If Hirschhorn lures us into a post-historical philosopher’s cave that reflects on the theory, practice, and devolution of democracy, Tom Sachs, who uses packaging materials too (white foam-core board, a hot-glue gun, brand-name logos), also remakes the world out of simple stuff in “Nutsy’s,” a huge commissioned installation at the new quarters of the Bohen Foundation. Better known as a maker of loaded objects, Sachs raises similar questions of haves and have-nots, of dashed hopes and profligate waste, as he expands from crude rebel mock-ups of weaponry and luxury objects to “the world in 1:25 scale.” At first sight, “Nutsy’s” has the cold fluorescent air of a demented showroom. But while the shipping-container modules and metal grille floor designed by LO/TEK are part of the space, the full-scale, handmade ghosts of classic Mies van der Rohe furniture from the 1929 Barcelona Pavilion are part of the show.
The world according to Sachs pairs a scale model of Le Corbusier’s Unité d’Habitation, the most utopian early modern housing block, and a blaring, 10,000-watt boombox of similar size and shape; a scale model of Villa Savoye and a not dissimilar McDonald’s restaurant. It contrasts a neat sculpture park (Brancusi, Calder, Di Suvero) with a crumbling ghetto street. And a full-scale “Nutsy’s McDonald’s,” equipped to serve burgers and fries, meets its match in a podium/bar/DJ station stocked with liquor and emblazoned with the seal of the president of the United States. Banks of real-time videos surveil viewers and space.
The whole thing is linked and encircled by a network of spiraling and looping asphalt roads that continues on the floor below.
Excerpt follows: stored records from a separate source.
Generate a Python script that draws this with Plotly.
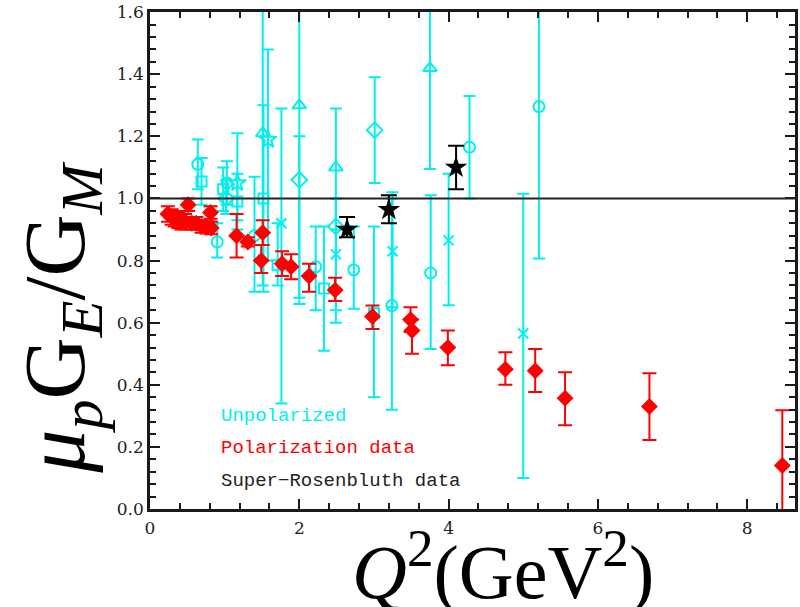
import plotly.graph_objects as go

# ---------------- data ----------------
# Polarization data (red diamonds): Q2, ratio, lower bound, upper bound
pol_q2 = [0.24, 0.29, 0.33, 0.38, 0.42, 0.47, 0.51, 0.56, 0.62, 0.69, 0.76, 0.81, 0.82,
          1.16, 1.31, 1.51, 1.49, 1.77, 1.89, 2.13, 2.48, 2.98, 3.49, 3.51, 3.99,
          4.76, 5.16, 5.56, 6.69, 8.47]
pol_r = [0.95, 0.94, 0.935, 0.93, 0.925, 0.925, 0.98, 0.92, 0.92, 0.91, 0.907, 0.955, 0.905,
         0.88, 0.86, 0.89, 0.80, 0.79, 0.78, 0.75, 0.705, 0.62, 0.61, 0.575, 0.52,
         0.45, 0.445, 0.357, 0.33, 0.14]
pol_lo = [0.925, 0.915, 0.91, 0.905, 0.90, 0.90, 0.96, 0.90, 0.90, 0.89, 0.887, 0.935, 0.885,
          0.81, 0.845, 0.85, 0.76, 0.75, 0.74, 0.70, 0.67, 0.58, 0.57, 0.50, 0.463,
          0.40, 0.377, 0.27, 0.222, -0.05]
pol_hi = [0.975, 0.965, 0.96, 0.955, 0.95, 0.95, 1.0, 0.94, 0.94, 0.93, 0.927, 0.975, 0.925,
          0.95, 0.875, 0.93, 0.85, 0.83, 0.82, 0.79, 0.745, 0.655, 0.65, 0.61, 0.575,
          0.505, 0.515, 0.44, 0.437, 0.318]

# Super-Rosenbluth data (black stars)
sr_q2 = [2.64, 3.20, 4.10]
sr_r = [0.90, 0.964, 1.10]
sr_lo = [0.875, 0.92, 1.03]
sr_hi = [0.94, 1.01, 1.17]

# Unpolarized (Rosenbluth) data, cyan, grouped by marker symbol
unp_circle_q2 = [0.64, 0.90, 1.03, 1.40, 2.22, 2.73, 3.24, 3.76, 4.28, 5.21]
unp_circle_r = [1.11, 0.86, 1.05, 0.88, 0.78, 0.77, 0.655, 0.76, 1.165, 1.296]
unp_circle_lo = [1.03, 0.81, 0.98, 0.70, 0.64, 0.645, 0.32, 0.515, 1.00, 0.807]
unp_circle_hi = [1.19, 0.92, 1.12, 1.07, 0.91, 0.91, 1.00, 1.01, 1.33, 1.75]

unp_square_q2 = [0.69, 0.98, 1.17, 1.52, 1.71, 2.33, 3.00]
unp_square_r = [1.055, 1.03, 0.99, 1.00, 0.785, 0.71, 0.63]
unp_square_lo = [0.98, 0.96, 0.90, 0.70, 0.72, 0.51, 0.36]
unp_square_hi = [1.13, 1.10, 1.08, 1.30, 0.92, 0.91, 0.91]

unp_tri_q2 = [1.51, 2.00, 2.49, 3.75]
unp_tri_r = [1.21, 1.30, 1.10, 1.42]
unp_tri_lo = [0.72, 0.66, 0.90, 1.095]
unp_tri_hi = [1.75, 1.75, 1.29, 1.75]

unp_diam_q2 = [1.02, 2.00, 2.49, 3.01]
unp_diam_r = [1.00, 1.06, 0.91, 1.22]
unp_diam_lo = [0.95, 0.68, 0.64, 1.05]
unp_diam_hi = [1.06, 1.20, 1.00, 1.39]

unp_star_q2 = [1.17, 1.58]
unp_star_r = [1.05, 1.19]
unp_star_lo = [0.93, 0.80]
unp_star_hi = [1.21, 1.48]

unp_x_q2 = [1.76, 2.49, 3.25, 4.00, 5.00]
unp_x_r = [0.92, 0.82, 0.83, 0.865, 0.565]
unp_x_lo = [0.34, 0.60, 0.65, 0.656, 0.10]
unp_x_hi = [1.29, 1.00, 1.02, 1.08, 1.015]

x_ticks = [0, 2, 4, 6, 8]
y_ticks = [0.0, 0.2, 0.4, 0.6, 0.8, 1.0, 1.2, 1.4, 1.6]
y_ticktext = ["0.0", "0.2", "0.4", "0.6", "0.8", "1.0", "1.2", "1.4", "1.6"]

CYAN = "#00F0F0"
RED = "#FF0000"
BLACK = "#000000"
AXIS = "#1a1a1a"


def errs(v, lo, hi):
    plus = [h - c for c, h in zip(v, hi)]
    minus = [c - l for c, l in zip(v, lo)]
    return plus, minus


fig = go.Figure()

unp_sets = [
    (unp_circle_q2, unp_circle_r, unp_circle_lo, unp_circle_hi, "circle-open", 11),
    (unp_square_q2, unp_square_r, unp_square_lo, unp_square_hi, "square-open", 10),
    (unp_tri_q2, unp_tri_r, unp_tri_lo, unp_tri_hi, "triangle-up-open", 12),
    (unp_diam_q2, unp_diam_r, unp_diam_lo, unp_diam_hi, "diamond-open", 12),
    (unp_star_q2, unp_star_r, unp_star_lo, unp_star_hi, "star-open", 13),
    (unp_x_q2, unp_x_r, unp_x_lo, unp_x_hi, "x-thin-open", 10),
]
for q, r, lo, hi, sym, sz in unp_sets:
    p, m = errs(r, lo, hi)
    fig.add_trace(go.Scatter(
        x=q, y=r, mode="markers",
        marker=dict(symbol=sym, size=sz, color=CYAN, line=dict(color=CYAN, width=2)),
        error_y=dict(type="data", symmetric=False, array=p, arrayminus=m,
                     color=CYAN, thickness=2, width=6),
        showlegend=False, cliponaxis=True))

p, m = errs(pol_r, pol_lo, pol_hi)
fig.add_trace(go.Scatter(
    x=pol_q2, y=pol_r, mode="markers",
    marker=dict(symbol="diamond", size=13, color=RED, line=dict(width=0)),
    error_y=dict(type="data", symmetric=False, array=p, arrayminus=m,
                 color=RED, thickness=2, width=7),
    showlegend=False, cliponaxis=True))

p, m = errs(sr_r, sr_lo, sr_hi)
fig.add_trace(go.Scatter(
    x=sr_q2, y=sr_r, mode="markers",
    marker=dict(symbol="star", size=17, color=BLACK, line=dict(width=0)),
    error_y=dict(type="data", symmetric=False, array=p, arrayminus=m,
                 color=BLACK, thickness=2, width=8),
    showlegend=False, cliponaxis=True))

fig.add_hline(y=1.0, line=dict(color="#222222", width=2))

tickfont = dict(family="DejaVu Serif", size=17, color="#222222")
fig.update_xaxes(
    range=[0, 8.64], tickvals=x_ticks, ticktext=[str(v) for v in x_ticks],
    ticks="inside", ticklen=10, tickwidth=2, tickcolor=AXIS,
    minor=dict(dtick=0.4, tick0=0, ticks="inside", ticklen=6, tickwidth=1.5, tickcolor=AXIS),
    showline=True, linecolor=AXIS, linewidth=2.5, mirror="ticks",
    showgrid=False, zeroline=False, tickfont=tickfont, ticklabelstandoff=2)
fig.update_yaxes(
    range=[0, 1.6005], tickvals=y_ticks, ticktext=y_ticktext,
    ticks="inside", ticklen=10, tickwidth=2, tickcolor=AXIS,
    minor=dict(dtick=0.04, tick0=0, ticks="inside", ticklen=6, tickwidth=1.5, tickcolor=AXIS),
    showline=True, linecolor=AXIS, linewidth=2.5, mirror="ticks",
    showgrid=False, zeroline=False, tickfont=tickfont)

legend_items = [("Unpolarized", CYAN, 0.30), ("Polarization data", RED, 0.195),
                ("Super\u2212Rosenbluth data", "#222222", 0.09)]
for txt, col, yy in legend_items:
    fig.add_annotation(x=0.93, y=yy, xref="x", yref="y", text=txt, showarrow=False,
                       xanchor="left", yanchor="middle",
                       font=dict(family="Liberation Mono", size=19, color=col))

fig.add_annotation(x=-0.138, y=0.385, xref="paper", yref="paper", textangle=-90,
                   text="<i>μ</i><sub><i>p</i></sub>G<sub><i>E</i></sub>/G<sub><i>M</i></sub>",
                   showarrow=False, xanchor="center", yanchor="middle",
                   font=dict(family="Liberation Serif", size=86, color="#000000"))
fig.add_annotation(x=0.548, y=-0.117, xref="paper", yref="paper",
                   text="<i>Q</i><sup>2</sup>(GeV<sup>2</sup>)",
                   showarrow=False, xanchor="center", yanchor="middle",
                   font=dict(family="Liberation Serif", size=76, color="#000000"))

fig.update_layout(
    width=800, height=607,
    margin=dict(l=150, r=2, t=10, b=98),
    paper_bgcolor="white", plot_bgcolor="white",
    showlegend=False)

fig.write_html("out.html", config={"displayModeBar": False},
               post_script="document.body.style.margin='0';document.body.style.padding='0';")
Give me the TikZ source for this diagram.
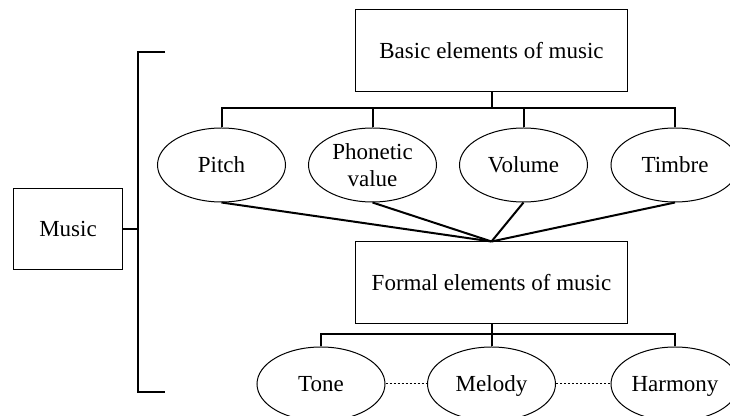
\documentclass[tikz,border=0pt]{standalone}
\usepackage{fontspec}
\setmainfont{Liberation Serif}
\usetikzlibrary{shapes.geometric}

\begin{document}
\begin{tikzpicture}[x=0.5pt, y=-0.5pt,
  box/.style={rectangle, draw, line width=0.5pt, minimum width=136pt, minimum height=41pt, inner sep=0pt, font=\fontsize{11.5}{13.5}\selectfont},
  oval/.style={ellipse, draw, line width=0.5pt, minimum width=64pt, minimum height=37pt, inner sep=0pt, font=\fontsize{11.5}{13.5}\selectfont},
  onerow/.style={oval, text height=10pt, text depth=2.5pt},
  busline/.style={line width=1pt},
  dotline/.style={line width=0.5pt, dash pattern=on 1.2pt off 0.8pt}
]
\clip (0,0) rectangle (730,416);
% Boxes
\node[box] (basic)  at (491.5, 51) {Basic elements of music};
\node[box] (formal) at (491.5, 283) {Formal elements of music};
\node[box, minimum width=54.5pt, minimum height=40.5pt] (music) at (68, 229) {Music};
% Basic elements
\node[onerow] (pitch)    at (221.5, 165) {Pitch};
\node[oval, align=center] (phonetic) at (372.5, 165) {Phonetic\\value};
\node[onerow] (volume)   at (523.5, 165) {Volume};
\node[onerow] (timbre)   at (675, 165) {Timbre};
% Formal elements
\node[onerow] (tone)    at (321, 384) {Tone};
\node[onerow] (melody)  at (491.5, 384) {Melody};
\node[onerow] (harmony) at (675, 384) {Harmony};
% Bus coordinates
\coordinate (bustop) at (491.5, 108);
\coordinate (busbot) at (491.5, 334);
% Bracket
\coordinate (brtop) at (165, 52);
\coordinate (brtl)  at (138, 52);
\coordinate (brbl)  at (138, 392);
\coordinate (brbot) at (165, 392);
\draw[busline] (brtop) -- (brtl) -- (brbl) -- (brbot);
\draw[busline] (music.east) -- (music.east -| brtl);
% Top tree
\draw[busline] (basic.south) -- (bustop);
\draw[busline] (pitch.north) -- (pitch.north |- bustop) -- (timbre.north |- bustop) -- (timbre.north);
\draw[busline] (phonetic.north) -- (phonetic.north |- bustop);
\draw[busline] (volume.north) -- (volume.north |- bustop);
% Converging lines
\foreach \n in {pitch, phonetic, volume, timbre}
  \draw[busline] (\n.south) -- (formal.north);
% Bottom tree
\draw[busline] (formal.south) -- (busbot);
\draw[busline] (tone.north) -- (tone.north |- busbot) -- (harmony.north |- busbot) -- (harmony.north);
\draw[busline] (melody.north) -- (melody.north |- busbot);
% Dotted links
\draw[dotline] (tone.east) -- (melody.west);
\draw[dotline] (melody.east) -- (harmony.west);
\end{tikzpicture}
\end{document}
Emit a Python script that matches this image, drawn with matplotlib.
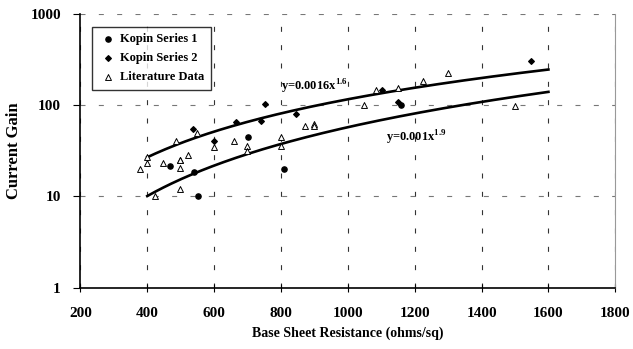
import numpy as np
import matplotlib.pyplot as plt

plt.rcParams['font.family'] = ['Liberation Serif', 'DejaVu Serif']
plt.rcParams['font.weight'] = 'bold'
plt.rcParams['mathtext.fontset'] = 'custom'
plt.rcParams['mathtext.bf'] = 'Liberation Serif:bold'

# Kopin Series 1 (filled circles)
k1_x = [467, 539, 553, 702, 809, 1160]
k1_y = [21.4, 18.4, 10, 45, 20, 100]

# Kopin Series 2 (filled diamonds)
k2_x = [537, 599, 665, 739, 752, 844, 1101, 1149, 1548]
k2_y = [55, 40.6, 65, 68, 103, 81, 149, 110, 310]

# Literature data (open triangles)
lit_x = [378, 398, 399, 422, 448, 486, 499, 499, 499, 499, 523, 548, 599,
         659, 699, 699, 799, 799, 871, 899, 899, 1049, 1084, 1149, 1224,
         1299, 1500]
lit_y = [20, 23.3, 27, 10, 23.3, 40.6, 25.3, 20.3, 12, 24.9, 28.5, 50, 34.9,
         40.6, 35.4, 31.3, 45.5, 35.4, 60, 63, 60, 100, 146, 155, 185,
         227, 99]

# power-law trend lines y = a * x^b, as drawn
fit_upper = (0.00185, 1.6)
fit_lower = (0.000115, 1.9)
fit_range = (400, 1600)

fig, ax = plt.subplots(figsize=(6.33, 3.49), dpi=100)
fig.subplots_adjust(left=0.127, right=0.972, top=0.959, bottom=0.176)

ax.set_yscale('log')
ax.set_xlim(200, 1800)
ax.set_ylim(1, 1000)

xf = np.linspace(fit_range[0], fit_range[1], 200)
ax.plot(xf, fit_upper[0] * xf ** fit_upper[1], color='black', lw=1.9)
ax.plot(xf, fit_lower[0] * xf ** fit_lower[1], color='black', lw=1.9)

ax.scatter(k1_x, k1_y, marker='o', s=14, color='black', zorder=3,
           label='Kopin Series 1')
ax.scatter(k2_x, k2_y, marker='D', s=8, color='black', zorder=3,
           label='Kopin Series 2')
ax.scatter(lit_x, lit_y, marker='^', s=18, facecolor='white',
           edgecolor='black', linewidth=0.7, zorder=3, label='Literature Data')

ax.text(800, 146, r'y=0.0016x$^{\mathbf{1.6}}$', fontsize=9, fontweight='bold')
ax.text(1115, 40, r'y=0.001x$^{\mathbf{1.9}}$', fontsize=9, fontweight='bold')

ax.set_xticks(range(200, 1801, 200))
ax.set_yticks([1, 10, 100, 1000])
ax.set_yticklabels(['1', '10', '100', '1000'])
ax.minorticks_off()
ax.tick_params(axis='x', direction='inout', length=6, labelsize=11, pad=11)
ax.tick_params(axis='y', direction='out', length=5, labelsize=11, pad=9)
for lab in ax.get_xticklabels() + ax.get_yticklabels():
    lab.set_fontweight('bold')

ax.xaxis.grid(True, color='#333333', linestyle=(0, (4.5, 12)), lw=0.8)
ax.yaxis.grid(True, color='#777777', linestyle=(0, (4.5, 12)), lw=0.8)
ax.spines['top'].set_visible(False)
ax.spines['right'].set_color('#999999')
ax.spines['left'].set_linewidth(1.2)
ax.spines['bottom'].set_linewidth(1.2)

ax.set_xlabel('Base Sheet Resistance (ohms/sq)', fontsize=10, fontweight='bold',
              labelpad=5)
ax.set_ylabel('Current Gain', fontsize=12, fontweight='bold', labelpad=6)

leg = ax.legend(loc='upper left', bbox_to_anchor=(0.022, 0.955),
                borderaxespad=0, frameon=True, fancybox=False,
                edgecolor='black', handletextpad=0.3, borderpad=0.55,
                labelspacing=0.55, handlelength=1.4,
                prop={'weight': 'bold', 'size': 9})
leg.get_frame().set_linewidth(1.0)

fig.savefig('out.png', dpi=100)
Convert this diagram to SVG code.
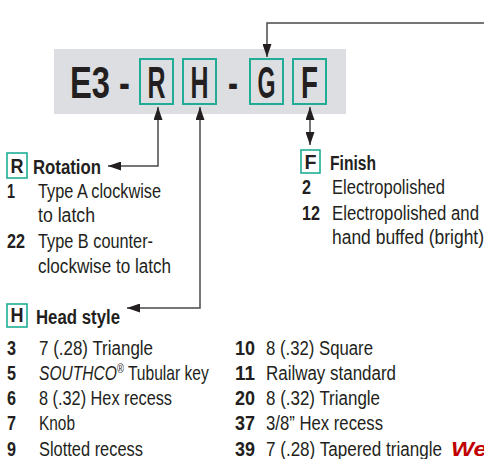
<svg xmlns="http://www.w3.org/2000/svg" width="484" height="459" viewBox="0 0 484 459">
<style>
.t{font-family:"Liberation Sans",Arial,sans-serif;font-size:20px;fill:#231f20}
.b{font-weight:bold}
.big{font-family:"Liberation Sans",Arial,sans-serif;font-size:44px;font-weight:bold;fill:#231f20}
.box{fill:none;stroke:#1fae95;stroke-width:2}
.sbox{fill:none;stroke:#1fae95;stroke-width:1.6}
.c{fill:none;stroke:#4a4a4a;stroke-width:1.5}
</style>
<defs>
<marker id="ah" viewBox="0 0 13 9" refX="13" refY="4.5" markerWidth="13" markerHeight="9" markerUnits="userSpaceOnUse" orient="auto-start-reverse">
<path d="M0,0 L13,4.5 L0,9 z" fill="#231f20"/>
</marker>
</defs>
<rect x="0" y="0" width="484" height="459" fill="#ffffff"/>
<g id="code">
<rect x="54" y="49" width="292" height="65" fill="#dcdee2"/>
<text class="big" x="70" y="98" textLength="60" lengthAdjust="spacingAndGlyphs">E3 -</text>
<rect class="box" x="140" y="59" width="33" height="45"/>
<text class="big" x="147.5" y="98" textLength="18" lengthAdjust="spacingAndGlyphs">R</text>
<rect class="box" x="183" y="59" width="33" height="45"/>
<text class="big" x="190.5" y="98" textLength="18" lengthAdjust="spacingAndGlyphs">H</text>
<text class="big" x="228" y="98" textLength="10" lengthAdjust="spacingAndGlyphs">-</text>
<rect class="box" x="250" y="59" width="33" height="45"/>
<text class="big" x="257.5" y="98" textLength="18" lengthAdjust="spacingAndGlyphs">G</text>
<rect class="box" x="293" y="59" width="33" height="45"/>
<text class="big" x="301" y="98" textLength="17" lengthAdjust="spacingAndGlyphs">F</text>
</g>
<g id="connectors">
<path class="c" d="M484,23 H267 V57" marker-end="url(#ah)"/>
<path class="c" d="M158,107 V166 H108" marker-start="url(#ah)" marker-end="url(#ah)"/>
<path class="c" d="M200,107 V308 H127" marker-start="url(#ah)" marker-end="url(#ah)"/>
<path class="c" d="M310,107 V145" marker-start="url(#ah)" marker-end="url(#ah)"/>
</g>
<g id="rotation">
<rect class="sbox" x="7" y="153" width="20" height="25"/>
<text class="t b" x="10.5" y="173" textLength="13" lengthAdjust="spacingAndGlyphs">R</text>
<text class="t b" x="33" y="174" textLength="68" lengthAdjust="spacingAndGlyphs">Rotation</text>
<text class="t b" x="7" y="198" textLength="8" lengthAdjust="spacingAndGlyphs">1</text>
<text class="t" x="38" y="198" textLength="123" lengthAdjust="spacingAndGlyphs">Type A clockwise</text>
<text class="t" x="38" y="222" textLength="57" lengthAdjust="spacingAndGlyphs">to latch</text>
<text class="t b" x="7" y="248" textLength="18" lengthAdjust="spacingAndGlyphs">22</text>
<text class="t" x="38" y="248" textLength="115" lengthAdjust="spacingAndGlyphs">Type B counter-</text>
<text class="t" x="38" y="273" textLength="133" lengthAdjust="spacingAndGlyphs">clockwise to latch</text>
</g>
<g id="finish">
<rect class="sbox" x="301" y="150" width="19" height="23"/>
<text class="t b" x="304.5" y="169" textLength="12" lengthAdjust="spacingAndGlyphs">F</text>
<text class="t b" x="330" y="170" textLength="46" lengthAdjust="spacingAndGlyphs">Finish</text>
<text class="t b" x="302" y="194" textLength="9" lengthAdjust="spacingAndGlyphs">2</text>
<text class="t" x="332" y="194" textLength="113" lengthAdjust="spacingAndGlyphs">Electropolished</text>
<text class="t b" x="302" y="220" textLength="18" lengthAdjust="spacingAndGlyphs">12</text>
<text class="t" x="332" y="220" textLength="147" lengthAdjust="spacingAndGlyphs">Electropolished and</text>
<text class="t" x="332" y="244" textLength="152" lengthAdjust="spacingAndGlyphs">hand buffed (bright)</text>
</g>
<g id="head-style">
<rect class="sbox" x="7" y="304" width="20" height="23"/>
<text class="t b" x="10.5" y="322" textLength="13" lengthAdjust="spacingAndGlyphs">H</text>
<text class="t b" x="36" y="324" textLength="84" lengthAdjust="spacingAndGlyphs">Head style</text>
<text class="t b" x="7" y="355" textLength="9" lengthAdjust="spacingAndGlyphs">3</text>
<text class="t" x="39" y="355" textLength="114" lengthAdjust="spacingAndGlyphs">7 (.28) Triangle</text>
<text class="t b" x="7" y="380" textLength="9" lengthAdjust="spacingAndGlyphs">5</text>
<text class="t" transform="translate(39,380) scale(0.78,1)" x="0" y="0"><tspan font-style="italic">SOUTHCO</tspan><tspan font-size="12" dy="-7">®</tspan><tspan dy="7"> Tubular key</tspan></text>
<text class="t b" x="7" y="405" textLength="9" lengthAdjust="spacingAndGlyphs">6</text>
<text class="t" x="39" y="405" textLength="133" lengthAdjust="spacingAndGlyphs">8 (.32) Hex recess</text>
<text class="t b" x="7" y="430" textLength="9" lengthAdjust="spacingAndGlyphs">7</text>
<text class="t" x="39" y="430" textLength="36" lengthAdjust="spacingAndGlyphs">Knob</text>
<text class="t b" x="7" y="456" textLength="9" lengthAdjust="spacingAndGlyphs">9</text>
<text class="t" x="39" y="456" textLength="104" lengthAdjust="spacingAndGlyphs">Slotted recess</text>
<text class="t b" x="235" y="355" textLength="20" lengthAdjust="spacingAndGlyphs">10</text>
<text class="t" x="266" y="355" textLength="107" lengthAdjust="spacingAndGlyphs">8 (.32) Square</text>
<text class="t b" x="235" y="380" textLength="20" lengthAdjust="spacingAndGlyphs">11</text>
<text class="t" x="266" y="380" textLength="130" lengthAdjust="spacingAndGlyphs">Railway standard</text>
<text class="t b" x="235" y="405" textLength="20" lengthAdjust="spacingAndGlyphs">20</text>
<text class="t" x="266" y="405" textLength="114" lengthAdjust="spacingAndGlyphs">8 (.32) Triangle</text>
<text class="t b" x="235" y="430" textLength="20" lengthAdjust="spacingAndGlyphs">37</text>
<text class="t" x="266" y="430" textLength="117" lengthAdjust="spacingAndGlyphs">3/8” Hex recess</text>
<text class="t b" x="235" y="456" textLength="20" lengthAdjust="spacingAndGlyphs">39</text>
<text class="t" x="266" y="456" textLength="176" lengthAdjust="spacingAndGlyphs">7 (.28) Tapered triangle</text>
<text class="t b" x="451" y="456" font-style="italic" style="fill:#c00000" textLength="36" lengthAdjust="spacingAndGlyphs">We</text>
</g>
</svg>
It may be an awkward way to turn sculpture into installation, but it has a wild logic that’s funny and terrific. The only cause for complaint is that the remote-control cars are inactive. Only on Tuesday evenings do they come to life, along with the McDonald’s fryers, to animate, unify, and turn this inert installation into a giant, greasy game.
Cavemanman took Hirschhorn and his assistants two weeks to make. Sachs’s installation took two years. And while Cavemanman plays dumb, embraces lack of quality, and calls for pure equality, “Nutsy’s” asks how Le Corbu’s democratic vision of improving humanity by housing it in style got transformed into an international infestation of fast-food franchises where everyone can eat equally unhealthily. So why is it that Hirschhorn’s work, mimicking the new global model of cheap materiality and hyperproductivity, seems less simplistic and more optimistic? Why does Sachs’s work, while pondering the global debasement of the dream of equality, sometimes come off as glib, crass, irresponsible, or cynical? It would be going too far to say that’s the difference right now, in art and politics, between Europe and America. Maybe it’s just proof that life is unfair.